At least I could afford a chocolate bar. I needed something to bring my dopamine levels up to a normal level, otherwise I was really going to hurt someone, and it was probably going to be the two "fashionista's" wobbling around in front of me-their skinny jeans were too skinny and they were both wearing ankle boots with heels far too high so they were hanging on to one another for dear life...

Need I say more?

So, we make it to Duane Reade, and Ray makes his purchase before me,but he's sitll at the register by the time I approach with my bag of chips, M&M pretzels, and gummy bears...the first thing I noticed after slapping all my junk on the counter was how pretty the cashier was.  Her beauty caught me off guard actually. (See, I'm not such a beast-I recognize the beauty in people...sometimes)

The other thing I noticed was a puzzled look on Ray's face. I chocked it up to the fact that I was making him pay for my snacks, but it wasn't that...

The cashier did not even say hello, or smile when she rang the purchase up. I wondered what the hell Ray did to her. She snatched the money out of Ray's hands and threw the items into the shopping bag...She was so blatantly rude for no reason. I actually felt hurt.

I felt my heartbeat speeding up, and Ray saw the look on my face. He knew I was about to tell her off. He grabbed the bag, and nudged me. He feared a confrontation and was trying to push me out of the store. I'll admit, I can be a bit hot-tempered, but I'm no beast. I do not confront people who should not be confronted.  What transpired next shocked even me...

"How are you today?" I asked the cashier. 

The look on her face was priceless.

"Fine," she said bashfully, she smiled sheepishly. I knew she was ashamed of herself. There was no reason for her to behave like that.

She gave us our change, and I thanked her and told her to have a nice day. A pretty girl like that should not have such a nasty attitude. ( I wouldn't dare tell her how pretty she was-she didn't deserve that.)

So...we left the store, and I ate my chocolate. It was the sweetest chocolate I had ever tasted. Ray just shook his head at me and smiled.

"That's my girl," he said. "You just couldn't leave it alone, could you?"

I just grinned, feeling triumphant. I was gloating so much I forgot how badly I still had to urinate, which brings me to the happy ending of this little diatribe.

We have finally arrived back where we started. About a couple of blocks from the express bus that will take us home is one of our (not so) favorite watering holes. It would have to do tonight, because our hero has to use the bathroom and this will be an entirely different story if she doesn't go now!

And as fate would have it-the only two available seats are squished in between a couple that clearly doesn't want us invading their space-similar to the episode I experienced earlier in Quiznos...they made every effort not to move their seats closer together to make room for us.

I felt slightly guilty, and thought about sitting at another table, but it was far away from the bar...

and then I thought against it.
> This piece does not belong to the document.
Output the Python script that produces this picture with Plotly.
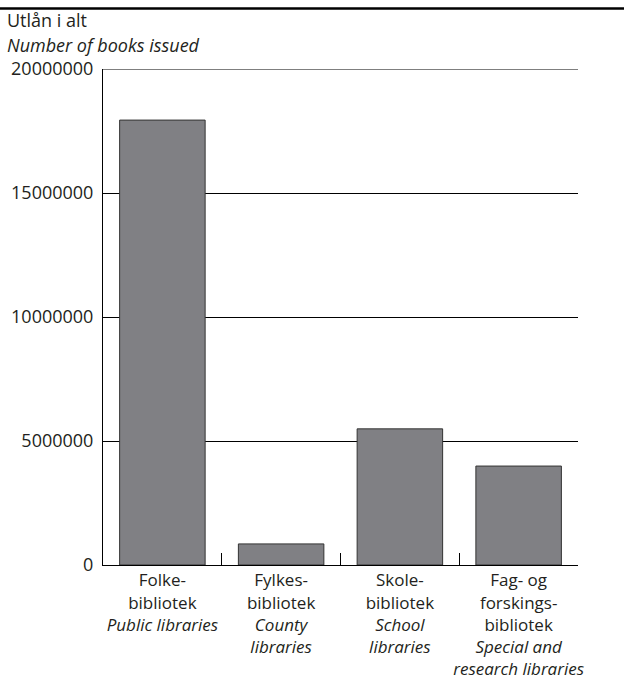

Ray and I smooshed ourselves right into those seats as tightly as we could, and ordered our drinks. Ray ordered me a Guiness and he got himself a Blue Moon.

"You know they were pissed that we sat here right?" He whispered to me. I knew because I saw them talking about us as we squished next to them.

I leaned into him and pretended to be talking about them. I looked directly  at her as I whispered back to Ray, she looked away. I made my point.

"I'm about to piss my pants," I said and dashed off to the bathroom. Sure enough, there was a line. But this time, I waited.